High-energy protons and nuclei constantly bombard Earth’s atmosphere from many different sources and much of the Sun’s low-energy flux is captured by Earth’s magnetic field. However, higher-energy flux enters from outside the solar system and this flux of high-energy particles interacts with the upper atmosphere to create short-lived mesons that then decay into many different particles, principally muons/anti-muons, photons, and electrons/positrons. Muons are similar to electrons with approximately 200 times the mass.
Originally, researchers from Los Alamos National Laboratory developed the idea of scanning muons in an effort to detect special nuclear materials.
Currently, gas-filled drift tubes are used for position-sensitive charged particle detection and tracking. However, these systems are extremely large and take up a significant amount of space. They are also associated with high development and maintenance costs and feature high voltage and potentially flammable gas.
Muon trackers use planes of muon detectors to identify the path of a muon before it enters the region to be evaluated and as the muon exits the region. Software then compiles the data to calculate the trajectories of the muons, resulting in a tomographic image and the identification of the material contained within the region. Muons can pass relatively unimpeded through most materials, but scatter when they interact with materials with a high atomic number. Materials with a high atomic number produce a unique signature that is different from other materials like lead, steel or concrete.
“If you have something in that vehicle that causes a lot of deflection of that muon path and that keeps happening in one place then you are going to stop that vehicle and you are going to look at it a lot more closely,” Green said. “It might not be totally definitive but you would have a lot of motivation to stop that vehicle and look at it.”
The new detector strips are fabricated with several aluminum microstrips on top to locate muons passing through the silicon below it.

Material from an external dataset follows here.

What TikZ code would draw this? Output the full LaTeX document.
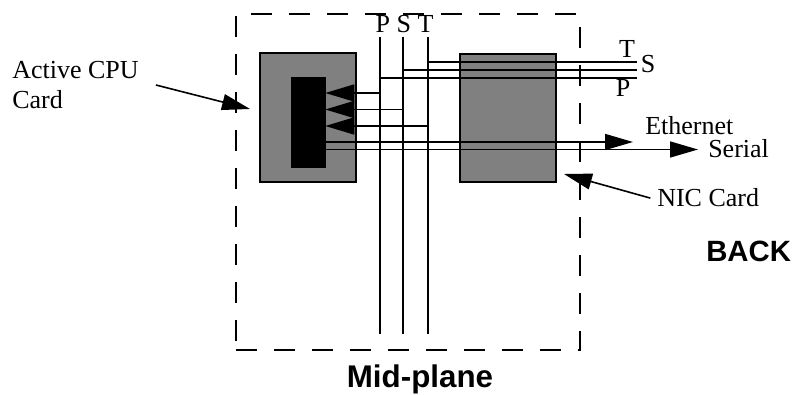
\documentclass[tikz,border=0pt]{standalone}
\usepackage{fontspec}
\setmainfont{Liberation Serif}
\newfontfamily\hv{Liberation Sans}
\usetikzlibrary{arrows.meta}
\definecolor{cardgray}{RGB}{128,128,128}
\begin{document}
\begin{tikzpicture}[x=0.75pt,y=-0.75pt,
  wire/.style={line width=1.2pt},
  card/.style={draw, line width=1.2pt, fill=cardgray, inner sep=0pt, minimum width=72pt},
  lbl/.style={font=\fontsize{19.5}{23}\selectfont, inner sep=0pt},
  big/.style={font=\hv\bfseries\fontsize{22}{26}\selectfont, inner sep=0pt},
  tipA/.style={-{Triangle[length=21.75pt,width=12.75pt]}},
  tipB/.style={-{Triangle[length=21pt,width=12pt]}},
]
\useasboundingbox (0,0) rectangle (794,395);
% mid-plane frame
\node[draw, line width=1.5pt, dash pattern=on 16pt off 12.5pt, inner sep=0pt,
      minimum width=258pt, minimum height=252pt] (frame) at (408,182) {};
% cards
\node[card, minimum height=96.75pt] (cpu) at (308,117.5) {};
\node[draw, fill=black, inner sep=0pt, minimum width=25.5pt, minimum height=67.5pt] (chip) at (308,122) {};
\node[card, minimum height=96pt] (nic) at (508,118) {};
% bus lines
\coordinate (Ptop) at (380,37); \coordinate (Pbot) at (380,334);
\coordinate (Stop) at (403,37); \coordinate (Sbot) at (403,334);
\coordinate (Ttop) at (428,37); \coordinate (Tbot) at (428,334);
\draw[wire] (Ptop) -- (Pbot);
\draw[wire] (Stop) -- (Sbot);
\draw[wire] (Ttop) -- (Tbot);
\node[lbl, anchor=base] (pst) at (404.5,33) {P S T};
% bus to back
\coordinate (Tend) at (637,62);
\coordinate (Send) at (637,70);
\coordinate (Pend) at (637,78);
\draw[wire] (Ttop |- Tend) -- (Tend);
\draw[wire] (Stop |- Send) -- (Send);
\draw[wire] (Ptop |- Pend) -- (Pend);
\node[lbl, anchor=base] (tlbl) at (627,58) {T};
\node[lbl, anchor=base] (slbl) at (648,73) {S};
\node[lbl, anchor=base] (plbl) at (623,97) {P};
% bus to chip
\coordinate (Pin) at (380,93);
\coordinate (Sin) at (403,109.5);
\coordinate (Tin) at (428,126);
\draw[wire, tipA] (Pin) -- (chip.east |- Pin);
\draw[wire, tipA] (Sin) -- (chip.east |- Sin);
\draw[wire, tipA] (Tin) -- (chip.east |- Tin);
% ethernet and serial
\coordinate (ethend) at (633,142);
\coordinate (serend) at (698,149.5);
\draw[wire, tipB] (chip.east |- ethend) -- (ethend);
\draw[wire, tipB] (chip.east |- serend) -- (serend);
\node[lbl, anchor=base west] (eth) at (645,135) {Ethernet};
\node[lbl, anchor=base west] (ser) at (708,158) {Serial};
% labels with pointers
\node[lbl, anchor=base west] (acpu) at (12,79) {Active CPU};
\node[lbl, anchor=base west] (acpu2) at (12,109) {Card};
\coordinate (cpuptr) at (250,109);
\draw[wire, tipB] ([xshift=12.75pt,yshift=-4.5pt]acpu.base east) -- (cpuptr);
\node[lbl, anchor=base west] (niclbl) at (657,207) {NIC Card};
\coordinate (nicptr) at (564,174);
\draw[wire, tipB] ([xshift=-5pt]niclbl.west) -- (nicptr);
% titles
\node[big, anchor=base west] (back) at (706,262) {BACK};
\node[big, font=\hv\bfseries\fontsize{23.5}{28}\selectfont, anchor=base] (mid) at (420,388) {Mid-plane};
\end{tikzpicture}
\end{document}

The detection medium is the silicon depletion layer, which is created by reverse biasing the sensors with a voltage of 200 volts.
The detectors have an extremely slim profile, enabling muon trackers to detect shielded nuclear materials, explosives and other items the government would be interested in tracking.
According to Green, for the trackers to work, the vehicle must be relatively stationary with the detectors both underneath and above the subject.
One of the areas these lightweight strips can be particularly effective is at the seaports, which see nearly seven million cargo containers arriving and offloaded annually in the U.S, making them a prime delivery method for nuclear weapons or special nuclear material. While these cargo ships are regularly scanned, concrete, lead and other materials can block these materials from conventional radiation detectors and X-ray scanners.
According to Green, companies such as Decision Sciences, are exploring the use of drift-tube muon scanners to scan containers at seaports.
This work was done by Mission Support and Test Services, LLC, under Contract No. DE-NA0003624 with the U.S. Department of Energy and supported by the Site-Directed Research and Development Program. DOE/NV/03624–0518.